Abstract: Applying Machine Learning to Human Resources Data: Predicting Job Turnover Among Community Mental Health Center Employees (Society for Social Work and Research 28th Annual Conference - Recentering & Democratizing Knowledge: The Next 30 Years of Social Work Science)

Schedule:

Friday, January 12, 2024

Liberty Ballroom N, ML 4 (Marriott Marquis Washington DC)

* noted as presenting author

Sadaaki Fukui, PhD, Associate Professor, Indiana University, IN

Wei Wu, PhD, Associate Professor, Indiana University - Purdue University, Indianapolis, IN

Jaime Greenfield, MS, Vice President of Operations, Places for People

Michelle Salyers, PhD, Professor, Indiana University - Purdue University, Indianapolis, Indianapolis, IN

Gary Morse, PhD, Consultant, Places for People, Inc, Saint Louis, MO

Jennifer Garabrant, BSW, Program Manager, Indiana University-Purdue University Indianapolis, IN

Emily Bass, BA, Graduate Research Assistant, Indiana University-Purdue University, Indianapolis, IN

Eric Kyere, PhD, Assistant Professor, Indiana University, IN

Nathaniel Dell, PhD, Vice President of Knowledge Translation and Impact, Places for People, Inc, Saint Louis, MO

Background and purpose: Employee turnover continues to be a critical problem for many community mental health workers, with rates of turnover ranging from 25% to 60% annually.

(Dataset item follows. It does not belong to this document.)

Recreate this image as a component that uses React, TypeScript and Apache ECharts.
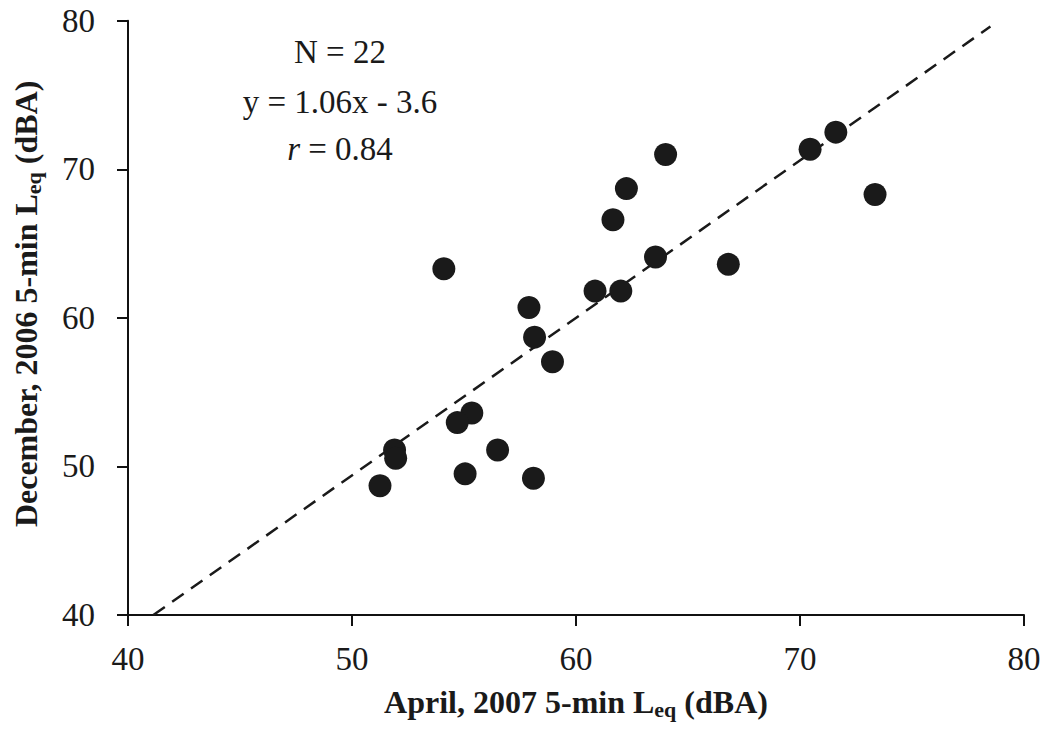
import React, { useEffect, useRef } from "react";
import * as echarts from "echarts";

const aprilLeq = [54.1, 57.9, 58.15, 60.85, 62.0, 63.55, 61.65, 62.25, 64.0, 66.8, 70.45, 71.6, 73.35, 58.95, 55.35, 54.7, 51.9, 51.95, 51.25, 56.5, 55.05, 58.1];
const decemberLeq = [63.3, 60.7, 58.7, 61.8, 61.8, 64.1, 66.6, 68.7, 71.0, 63.6, 71.35, 72.5, 68.3, 57.05, 53.6, 52.95, 51.1, 50.55, 48.7, 51.1, 49.5, 49.2];
const xTicks = [40, 50, 60, 70, 80];
const yTicks = [40, 50, 60, 70, 80];
const slope = 1.06;
const intercept = -3.6;
const fitXEnd = 78.5;
const statsLines = ["N = 22", "y = 1.06x - 3.6", "r = 0.84"];

export default function App() {
  const ref = useRef<HTMLDivElement>(null);
  useEffect(() => {
    if (!ref.current) return;
    const chart = echarts.init(ref.current, null, { renderer: "svg" });
    const yMin = yTicks[0];
    const fitXStart = (yMin - intercept) / slope;
    const fitLine = [
      [fitXStart, slope * fitXStart + intercept],
      [fitXEnd, slope * fitXEnd + intercept],
    ];
    const points = aprilLeq.map((x, i) => [x, decemberLeq[i]]);
    const serif = "'Liberation Serif', 'Times New Roman', serif";
    const nameRich = {
      b: { fontFamily: serif, fontWeight: "bold", fontSize: 32, color: "#1a1a1a" },
      s: { fontFamily: serif, fontWeight: "bold", fontSize: 22, color: "#1a1a1a", padding: [15, 0, 0, 0] },
    };
    const textCenterX = 340;
    const lineYs = [52, 102, 149];
    const statFont = 33;
    chart.setOption({
      animation: false,
      backgroundColor: "#ffffff",
      grid: { left: 128, right: 26, top: 20.7, bottom: 125, containLabel: false, outerBoundsMode: "none" },
      xAxis: {
        type: "value",
        min: xTicks[0],
        max: xTicks[xTicks.length - 1],
        interval: 10,
        name: "{b|April, 2007 5-min L}{s|eq}{b| (dBA)}",
        nameLocation: "middle",
        nameGap: 68,
        nameTextStyle: { rich: nameRich },
        axisLine: { show: true, onZero: false, lineStyle: { color: "#111", width: 2 } },
        axisTick: { show: true, inside: false, length: 11, lineStyle: { color: "#111", width: 2 } },
        axisLabel: { margin: 27, fontFamily: serif, fontSize: 33, color: "#1a1a1a" },
        splitLine: { show: false },
      },
      yAxis: {
        type: "value",
        min: yTicks[0],
        max: yTicks[yTicks.length - 1],
        interval: 10,
        name: "{b|December, 2006 5-min L}{s|eq}{b| (dBA)}",
        nameLocation: "middle",
        nameGap: 84,
        nameRotate: 90,
        nameTextStyle: { rich: nameRich, padding: [0, 0, 0, 28] },
        axisLine: { show: true, onZero: false, lineStyle: { color: "#111", width: 2 } },
        axisTick: { show: true, inside: false, length: 11, lineStyle: { color: "#111", width: 2 } },
        axisLabel: { margin: 33, fontFamily: serif, fontSize: 33, color: "#1a1a1a" },
        splitLine: { show: false },
      },
      graphic: statsLines.map((t, i) => ({
        type: "text",
        x: textCenterX,
        y: lineYs[i],
        style: {
          text: i === 2 ? "{i|r}{n| = 0.84}" : t,
          rich: i === 2 ? {
            i: { fontFamily: serif, fontStyle: "italic", fontSize: statFont, fill: "#1a1a1a" },
            n: { fontFamily: serif, fontSize: statFont, fill: "#1a1a1a" },
          } : undefined,
          fontFamily: serif,
          fontSize: statFont,
          fill: "#1a1a1a",
          align: "center",
          verticalAlign: "middle",
        },
      })),
      series: [
        {
          type: "line",
          data: fitLine,
          symbol: "none",
          z: 1,
          lineStyle: { color: "#1a1a1a", width: 2.5, type: [14, 9] },
        },
        {
          type: "scatter",
          data: points,
          symbol: "circle",
          symbolSize: 23,
          z: 2,
          itemStyle: { color: "#1a1a1a", opacity: 1 },
        },
      ],
    });
    return () => chart.dispose();
  }, []);
  return (
    <div
      ref={ref}
      style={{ position: "fixed", left: 0, top: 0, width: 1050, height: 740, background: "#fff" }}
    />
  );
}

High turnover rates are devastating for mental health care systems, affecting organizations, employees, and the quality of care. Human resources (HR) departments collect extensive employee data that can be useful for predicting turnover. Yet, these data are not often used to address turnover (e.g., varying/complex data formats for traditional analytics). The goal of the current study was to predict community mental health center employees’ turnover by applying machine learning (ML) methods to HR data (collected in routine organizational managements) and to evaluate the feasibility of the ML approaches.

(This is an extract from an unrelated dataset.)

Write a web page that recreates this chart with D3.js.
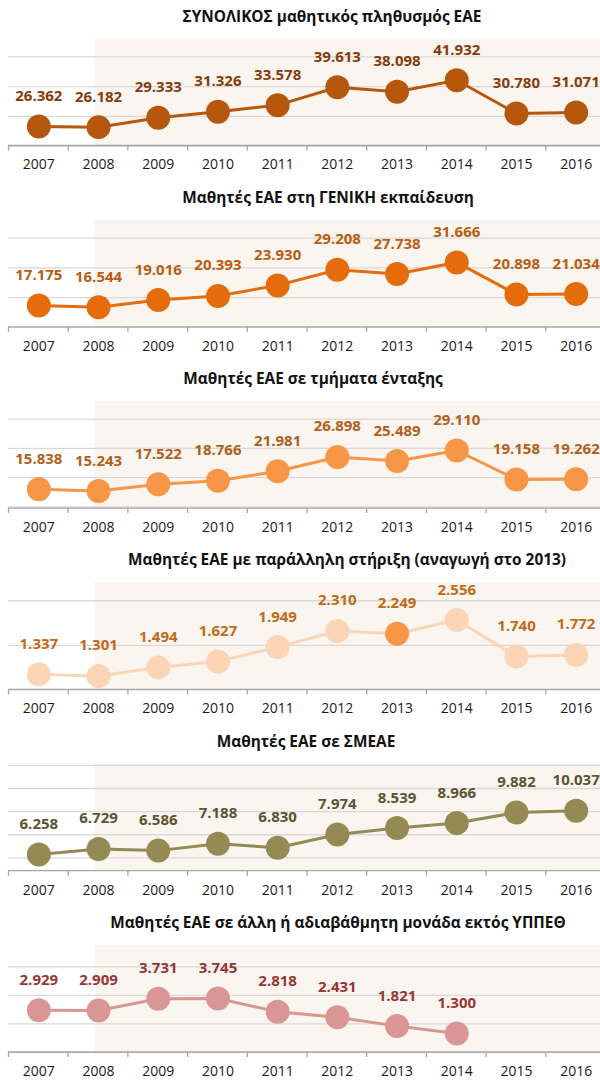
<!DOCTYPE html>
<html>
<head>
<meta charset="utf-8">
<script src="https://cdn.jsdelivr.net/npm/d3@7"></script>
<style>
	body { margin: 0; background: #fff; }
	svg { display: block; }
	text { font-family: 'Open Sans', sans-serif; }
</style>
</head>
<body>
<svg id="chart" width="600" height="1086"></svg>
<script>
var years = ['2007', '2008', '2009', '2010', '2011', '2012', '2013', '2014', '2015', '2016']

var titles = [
	'ΣΥΝΟΛΙΚΟΣ μαθητικός πληθυσμός ΕΑΕ',
	'Μαθητές ΕΑΕ στη ΓΕΝΙΚΗ εκπαίδευση',
	'Μαθητές ΕΑΕ σε τμήματα ένταξης',
	'Μαθητές ΕΑΕ με παράλληλη στήριξη (αναγωγή στο 2013)',
	'Μαθητές ΕΑΕ σε ΣΜΕΑΕ',
	'Μαθητές ΕΑΕ σε άλλη ή αδιαβάθμητη μονάδα εκτός ΥΠΠΕΘ'
]

var totalStudents    = [26362, 26182, 29333, 31326, 33578, 39613, 38098, 41932, 30780, 31071]
var generalEd        = [17175, 16544, 19016, 20393, 23930, 29208, 27738, 31666, 20898, 21034]
var inclusionClasses = [15838, 15243, 17522, 18766, 21981, 26898, 25489, 29110, 19158, 19262]
var parallelSupport  = [1337, 1301, 1494, 1627, 1949, 2310, 2249, 2556, 1740, 1772]
var smeae            = [6258, 6729, 6586, 7188, 6830, 7974, 8539, 8966, 9882, 10037]
var otherUnit        = [2929, 2909, 3731, 3745, 2818, 2431, 1821, 1300, null, null]

// hidden value axes, one per panel (3 gridline steps each)
var yDomains = [[20000, 56000], [10000, 46000], [9400, 46000], [1000, 3400], [4850, 14100], [0, 7500]]

// the one point drawn in a different colour (panel 4)
var highlightYear = [null, null, null, '2013', null, null]

var series = [totalStudents, generalEd, inclusionClasses, parallelSupport, smeae, otherUnit]

var colors = {
	line:  ['#b5570c', '#e46c0a', '#f79646', '#fbd5b5', '#948a54', '#d99694'],
	label: ['#843c0c', '#b85d12', '#b0601a', '#c06a1a', '#5a5432', '#953735'],
	highlight: '#f79646'
}

var layout = {
	firstTop: 38.5,
	step: 181.3,
	plotHeight: 107,
	left: 9,
	right: 606,
	titleX: [332, 328, 313, 347, 306, 338]
}

var fmt = d3.formatLocale({decimal: ',', thousands: '.', grouping: [3], currency: ['', '€']}).format(',d')

var svg = d3.select('#chart')

var xscale = d3.scaleBand().domain(years).range([layout.left, layout.right])

//MARK: one panel per series
series.forEach(function(values, i)
{
	var top = layout.firstTop + i * layout.step
	var bottom = top + layout.plotHeight
	var g = svg.append('g')

	var yscale = d3.scaleLinear().domain(yDomains[i]).range([bottom, top])

	// shaded background from 2008 onwards
	g.append('rect')
		.attr('x', xscale('2008') + xscale.bandwidth() / 2 - 4)
		.attr('y', top)
		.attr('width', 600)
		.attr('height', bottom - top)
		.attr('fill', '#fbf5f0')

	// gridlines
	var gridAxis = d3.axisLeft(yscale).ticks(3).tickSize(-(600 - 8)).tickFormat('')
	g.append('g')
		.attr('transform', 'translate(8,0)')
		.call(gridAxis)
		.call(s => s.select('.domain').remove())
		.call(s => s.selectAll('.tick line').attr('stroke', '#d9d9d9').attr('stroke-width', 1.3))

	// category axis
	var xAxis = g.append('g')
		.attr('transform', 'translate(0,' + bottom + ')')
		.call(d3.axisBottom(xscale).tickSize(0).tickPadding(14))
	xAxis.select('.domain').attr('d', 'M8,0H600').attr('stroke', '#a6a6a6').attr('stroke-width', 1.3)
	xAxis.selectAll('.tick text')
		.attr('fill', '#1a1a1a')
		.style('font-size', '14px')
		.style('font-family', "'Open Sans', sans-serif")

	// tick marks between categories
	g.selectAll('.sep')
		.data(years)
		.enter().append('line')
			.attr('x1', d => xscale(d) - 0.5)
			.attr('x2', d => xscale(d) - 0.5)
			.attr('y1', bottom)
			.attr('y2', bottom + 5)
			.attr('stroke', '#a6a6a6')
			.attr('stroke-width', 1.3)

	var points = years.map((y, k) => ({year: y, value: values[k]})).filter(d => d.value != null)

	var line = d3.line()
		.x(d => xscale(d.year) + xscale.bandwidth() / 2)
		.y(d => yscale(d.value))

	g.append('path')
		.datum(points)
		.attr('d', line)
		.attr('fill', 'none')
		.attr('stroke', colors.line[i])
		.attr('stroke-width', 3)

	g.selectAll('.dot')
		.data(points)
		.enter().append('circle')
			.attr('cx', d => xscale(d.year) + xscale.bandwidth() / 2)
			.attr('cy', d => yscale(d.value))
			.attr('r', 12)
			.attr('fill', d => d.year == highlightYear[i] ? colors.highlight : colors.line[i])

	g.selectAll('.val')
		.data(points)
		.enter().append('text')
			.attr('x', d => xscale(d.year) + xscale.bandwidth() / 2)
			.attr('y', d => yscale(d.value) - 25.5)
			.attr('text-anchor', 'middle')
			.attr('fill', colors.label[i])
			.style('font-size', '15px')
			.style('font-weight', 'bold')
			.text(d => fmt(d.value))

	svg.append('text')
		.attr('x', layout.titleX[i])
		.attr('y', top - 17)
		.attr('text-anchor', 'middle')
		.attr('fill', '#111')
		.style('font-size', '15.4px')
		.style('font-weight', 'bold')
		.text(titles[i])
})
</script>
</body>
</html>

Methods: Historical HR data were obtained from two community mental health centers (urban and rural areas). The first center contained 654 employee records, dating back to 2011 (336 cases left and 318 cases stayed at the time of data extraction), and the second center contained 894 employee records, dating back to 2017 (487 cases left and 407 cases stayed). The extracted HR data included age, gender, race, education level, marital status, exempt status, job type, position type, wage, past work years, work hours, job training hours, and characteristics of clients served by the employees (e.g., age, gender, mental health diagnosis). ML approaches with random forest and Lasso regression as training models were applied for predicting an employee’s turnover probability within the following 12 months. Missing data were imputed by the k-nearest neighbor method. Five-fold cross-validation approaches were used to evaluate the performance with the following measures: overall prediction accuracy, specificity, sensitivity, and area under the curve (AUC). The variable importance measures were also calculated to facilitate the selection of important turnover predictors.

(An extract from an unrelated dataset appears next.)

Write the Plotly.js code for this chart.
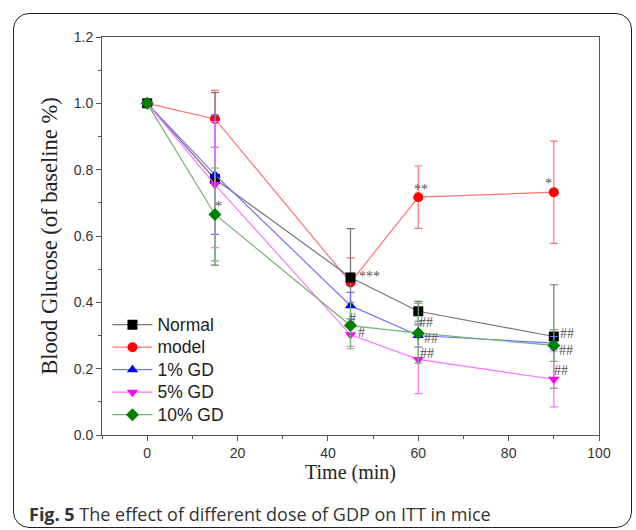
<!DOCTYPE html>
<html>
<head>
<meta charset="utf-8">
<script src="https://cdn.plot.ly/plotly-3.0.1.min.js"></script>
<style>
  html, body { margin:0; padding:0; background:#fff; }
  #wrap { position:relative; width:636px; height:530px; overflow:hidden; }
  #frame { position:absolute; left:13px; top:13px; width:617px; height:513px; border:1.5px solid #222; border-radius:16px; pointer-events:none; }
  #chart { position:absolute; left:0; top:0; width:636px; height:530px; }
</style>
</head>
<body>
<div id="wrap">
  <div id="chart"></div>
  <div id="frame"></div>
</div>
<script>
// ---- data ----
const time = [0, 15, 45, 60, 90];
const normal    = [1.0, 0.772, 0.475, 0.373, 0.297];
const normalErr = [0, 0.26, 0.147, 0.03, 0.156];
const model     = [1.0, 0.953, 0.46, 0.717, 0.732];
const modelErr  = [0, 0.086, 0.074, 0.094, 0.154];
const gd1       = [1.0, 0.785, 0.39, 0.30, 0.277];
const gd1Err    = [0, 0.18, 0.04, 0.035, 0.02];
const gd5       = [1.0, 0.755, 0.302, 0.228, 0.168];
const gd5Err    = [0, 0.19, 0.035, 0.103, 0.083];
const gd10      = [1.0, 0.665, 0.33, 0.307, 0.27];
const gd10Err   = [0, 0.14, 0.07, 0.09, 0.048];
const seriesNames = ["Normal", "model", "1% GD", "5% GD", "10% GD"];

const xTickVals = [0, 20, 40, 60, 80, 100];
const yTickVals = [0.0, 0.2, 0.4, 0.6, 0.8, 1.0, 1.2];

// significance marks
const markText = ["*", "***", "#", "#", "##", "##", "##", "**", "*", "##", "##", "##"];
const markX    = [15.8, 49.1, 45.4, 47.4, 61.6, 62.8, 61.9, 60.6, 88.9, 93.0, 92.7, 91.5];
const markY    = [0.69, 0.477, 0.35, 0.308, 0.338, 0.292, 0.247, 0.74, 0.758, 0.305, 0.255, 0.193];

const caption = "<b>Fig. 5</b> The effect of different dose of GDP on ITT in mice";

// ---- styles ----
const lineColors   = ["#777777", "#ff7373", "#7373ff", "#ff73ff", "#73b373"];
const markerColors = ["#000000", "#ff0000", "#0000ff", "#ff00ff", "#008000"];
const symbols      = ["square", "circle", "triangle-up", "triangle-down", "diamond"];
const values = [normal, model, gd1, gd5, gd10];
const errs   = [normalErr, modelErr, gd1Err, gd5Err, gd10Err];
const drawOrder = [1, 0, 2, 3, 4];

const traces = drawOrder.map(i => ({
  type: "scatter",
  mode: "lines+markers",
  x: time,
  y: values[i],
  name: '<span style="font-size:17.5px">' + seriesNames[i] + '</span>',
  legendrank: i + 1,
  line: { color: lineColors[i], width: 1.2 },
  marker: { symbol: symbols[i], color: markerColors[i], size: 10, line: { width: 0 } },
  error_y: { type: "data", array: errs[i], visible: true, color: lineColors[i], thickness: 1.2, width: 4 }
}));

const annotations = markText.map((t, k) => ({
  x: markX[k], y: markY[k], xref: "x", yref: "y", text: t, showarrow: false,
  font: { family: "Liberation Serif, serif", size: 14, color: "#555" }
}));
annotations.push({
  xref: "paper", yref: "paper", x: -0.151, y: -0.199, xanchor: "left", yanchor: "middle",
  text: caption, showarrow: false,
  font: { family: "Open Sans, sans-serif", size: 18, color: "#333" }
});

const tickFont = { family: "Liberation Sans, Arial, sans-serif", size: 14, color: "#333" };

const layout = {
  width: 636, height: 530,
  margin: { l: 102, r: 37, t: 37, b: 95 },
  paper_bgcolor: "rgba(0,0,0,0)",
  plot_bgcolor: "#ffffff",
  showlegend: true,
  legend: {
    x: 0.011, y: 0.318, xanchor: "left", yanchor: "top",
    bgcolor: "rgba(0,0,0,0)", borderwidth: 0,
    font: { family: "Liberation Sans, Arial, sans-serif", size: 15, color: "#222" },
    itemwidth: 40, tracegroupgap: 0
  },
  xaxis: {
    range: [-10, 100], tickvals: xTickVals, ticks: "outside", ticklen: 5, tickcolor: "#555",
    showline: true, linecolor: "#555", linewidth: 1, mirror: true, showgrid: false, zeroline: false,
    tickfont: tickFont,
    minor: { dtick: 10, tick0: 0, ticks: "outside", ticklen: 3, tickcolor: "#555", showgrid: false },
    title: { text: "Time (min)", font: { family: "Liberation Serif, serif", size: 20, color: "#222" }, standoff: 4 }
  },
  yaxis: {
    range: [0, 1.2], tickvals: yTickVals, tickformat: ".1f", ticks: "outside", ticklen: 5, tickcolor: "#555",
    showline: true, linecolor: "#555", linewidth: 1, mirror: true, showgrid: false, zeroline: false,
    tickfont: tickFont,
    minor: { dtick: 0.1, tick0: 0, ticks: "outside", ticklen: 3, tickcolor: "#555", showgrid: false },
    title: { text: "Blood Glucose (of baseline %)", font: { family: "Liberation Serif, serif", size: 22.5, color: "#222" }, standoff: 9 }
  },
  annotations: annotations
};

Plotly.newPlot("chart", traces, layout, { displayModeBar: false, staticPlot: true });
</script>
</body>
</html>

Results: The results suggested a good level of turnover predictive accuracy, particularly with the random forest model (e.g., AUC > .8; above/close to .8 prediction accuracy) for both centers. The study also found that the ML methods could identify several important predictors (e.g., past work years, wage, work hours, age, job position, job training hours, and marital status) for turnover using historical HR data. The HR data extraction processes for ML applications were also evaluated as feasible.

Conclusions and implications: There are large historical data in HR data management systems that are often cited as reliable turnover predictors in the literature; however, such data are not always used to predict employee turnover. As ML applications to HR data are accumulated across organizations, it may be expected that some findings (e.g., predictors, predictive patterns, turnover mechanisms) might be more generalizable across different organizations (that can contribute to broader policy and workforce development efforts) while others may be more organization-specific (that can help HR and leadership for employee job retention at their organization). The current study provides new insights and avenues to address a data-driven, evidence-based turnover prediction strategy using existing HR data that are often under-utilized. Implications on how social work organizational leaders can incorporate data-driven decision-making to support employee retention will be discussed.